▶ TASK:
Leave the pictures out and quote every line from the start of the listing to the line with "ax = fig.add_axes([0.106, 0.170, 0.841, 0.7505])", inclusive.

--- Start of AVAILABLE DATA ---

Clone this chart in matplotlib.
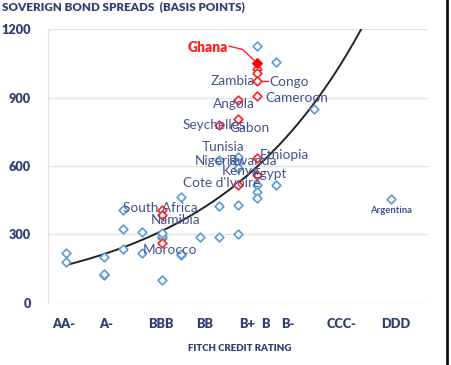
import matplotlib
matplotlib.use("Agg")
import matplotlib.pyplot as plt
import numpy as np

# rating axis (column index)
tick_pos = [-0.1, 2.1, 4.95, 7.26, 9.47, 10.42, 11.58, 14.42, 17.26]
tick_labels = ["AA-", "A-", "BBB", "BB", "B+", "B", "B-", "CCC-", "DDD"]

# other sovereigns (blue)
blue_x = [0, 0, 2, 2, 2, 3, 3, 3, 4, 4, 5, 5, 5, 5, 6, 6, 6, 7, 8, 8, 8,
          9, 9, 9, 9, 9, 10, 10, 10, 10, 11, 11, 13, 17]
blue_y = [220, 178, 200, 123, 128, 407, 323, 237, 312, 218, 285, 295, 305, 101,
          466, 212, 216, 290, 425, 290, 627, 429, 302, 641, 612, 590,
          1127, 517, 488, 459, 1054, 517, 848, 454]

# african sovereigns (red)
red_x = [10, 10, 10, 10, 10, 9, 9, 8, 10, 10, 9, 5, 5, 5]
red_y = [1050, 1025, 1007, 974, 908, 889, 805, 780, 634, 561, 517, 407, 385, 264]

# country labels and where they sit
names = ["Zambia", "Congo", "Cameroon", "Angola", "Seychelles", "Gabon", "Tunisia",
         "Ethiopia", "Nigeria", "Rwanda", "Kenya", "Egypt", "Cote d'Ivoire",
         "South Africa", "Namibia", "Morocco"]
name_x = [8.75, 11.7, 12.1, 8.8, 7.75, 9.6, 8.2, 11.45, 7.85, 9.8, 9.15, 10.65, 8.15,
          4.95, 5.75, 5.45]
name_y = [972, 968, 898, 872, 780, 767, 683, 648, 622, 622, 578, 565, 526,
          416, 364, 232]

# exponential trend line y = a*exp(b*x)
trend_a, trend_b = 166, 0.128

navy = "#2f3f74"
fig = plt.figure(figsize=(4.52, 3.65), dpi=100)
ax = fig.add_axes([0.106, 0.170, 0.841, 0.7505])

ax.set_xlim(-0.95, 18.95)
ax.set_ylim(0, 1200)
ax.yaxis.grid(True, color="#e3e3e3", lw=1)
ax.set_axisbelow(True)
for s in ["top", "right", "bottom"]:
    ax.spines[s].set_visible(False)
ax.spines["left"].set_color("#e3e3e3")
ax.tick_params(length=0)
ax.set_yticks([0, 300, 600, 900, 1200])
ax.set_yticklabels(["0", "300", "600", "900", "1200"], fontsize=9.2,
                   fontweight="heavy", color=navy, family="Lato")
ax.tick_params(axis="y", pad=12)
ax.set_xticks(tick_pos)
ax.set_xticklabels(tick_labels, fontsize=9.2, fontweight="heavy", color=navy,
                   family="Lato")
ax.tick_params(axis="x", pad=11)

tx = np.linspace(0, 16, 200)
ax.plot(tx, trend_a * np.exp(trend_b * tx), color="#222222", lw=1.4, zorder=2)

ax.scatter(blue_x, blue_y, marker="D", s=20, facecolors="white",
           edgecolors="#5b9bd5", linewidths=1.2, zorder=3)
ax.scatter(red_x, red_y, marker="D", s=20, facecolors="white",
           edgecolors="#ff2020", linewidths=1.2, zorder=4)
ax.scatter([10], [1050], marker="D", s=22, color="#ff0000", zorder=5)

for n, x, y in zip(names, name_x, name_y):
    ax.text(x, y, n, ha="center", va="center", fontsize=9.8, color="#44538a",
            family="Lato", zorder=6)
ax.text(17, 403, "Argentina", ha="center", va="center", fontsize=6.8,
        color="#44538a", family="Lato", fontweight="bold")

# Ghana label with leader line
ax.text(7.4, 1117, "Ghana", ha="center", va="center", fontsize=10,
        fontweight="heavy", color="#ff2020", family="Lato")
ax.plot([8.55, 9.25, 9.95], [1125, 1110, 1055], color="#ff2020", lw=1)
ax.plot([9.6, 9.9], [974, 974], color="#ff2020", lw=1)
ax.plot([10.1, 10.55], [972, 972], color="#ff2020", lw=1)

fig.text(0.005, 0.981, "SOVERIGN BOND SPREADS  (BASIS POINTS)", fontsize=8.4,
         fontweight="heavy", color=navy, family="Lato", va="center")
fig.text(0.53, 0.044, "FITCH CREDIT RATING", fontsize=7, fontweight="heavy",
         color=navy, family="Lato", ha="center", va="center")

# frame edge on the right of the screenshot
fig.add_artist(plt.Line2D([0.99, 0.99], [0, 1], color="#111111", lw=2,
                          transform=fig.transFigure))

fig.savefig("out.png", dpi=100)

--- End of AVAILABLE DATA ---

▶ RESULT FOR THIS EXERCISE:
Clone this chart in matplotlib.
import matplotlib
matplotlib.use("Agg")
import matplotlib.pyplot as plt
import numpy as np

# rating axis (column index)
tick_pos = [-0.1, 2.1, 4.95, 7.26, 9.47, 10.42, 11.58, 14.42, 17.26]
tick_labels = ["AA-", "A-", "BBB", "BB", "B+", "B", "B-", "CCC-", "DDD"]

# other sovereigns (blue)
blue_x = [0, 0, 2, 2, 2, 3, 3, 3, 4, 4, 5, 5, 5, 5, 6, 6, 6, 7, 8, 8, 8,
          9, 9, 9, 9, 9, 10, 10, 10, 10, 11, 11, 13, 17]
blue_y = [220, 178, 200, 123, 128, 407, 323, 237, 312, 218, 285, 295, 305, 101,
          466, 212, 216, 290, 425, 290, 627, 429, 302, 641, 612, 590,
          1127, 517, 488, 459, 1054, 517, 848, 454]

# african sovereigns (red)
red_x = [10, 10, 10, 10, 10, 9, 9, 8, 10, 10, 9, 5, 5, 5]
red_y = [1050, 1025, 1007, 974, 908, 889, 805, 780, 634, 561, 517, 407, 385, 264]

# country labels and where they sit
names = ["Zambia", "Congo", "Cameroon", "Angola", "Seychelles", "Gabon", "Tunisia",
         "Ethiopia", "Nigeria", "Rwanda", "Kenya", "Egypt", "Cote d'Ivoire",
         "South Africa", "Namibia", "Morocco"]
name_x = [8.75, 11.7, 12.1, 8.8, 7.75, 9.6, 8.2, 11.45, 7.85, 9.8, 9.15, 10.65, 8.15,
          4.95, 5.75, 5.45]
name_y = [972, 968, 898, 872, 780, 767, 683, 648, 622, 622, 578, 565, 526,
          416, 364, 232]

# exponential trend line y = a*exp(b*x)
trend_a, trend_b = 166, 0.128

navy = "#2f3f74"
fig = plt.figure(figsize=(4.52, 3.65), dpi=100)
ax = fig.add_axes([0.106, 0.170, 0.841, 0.7505])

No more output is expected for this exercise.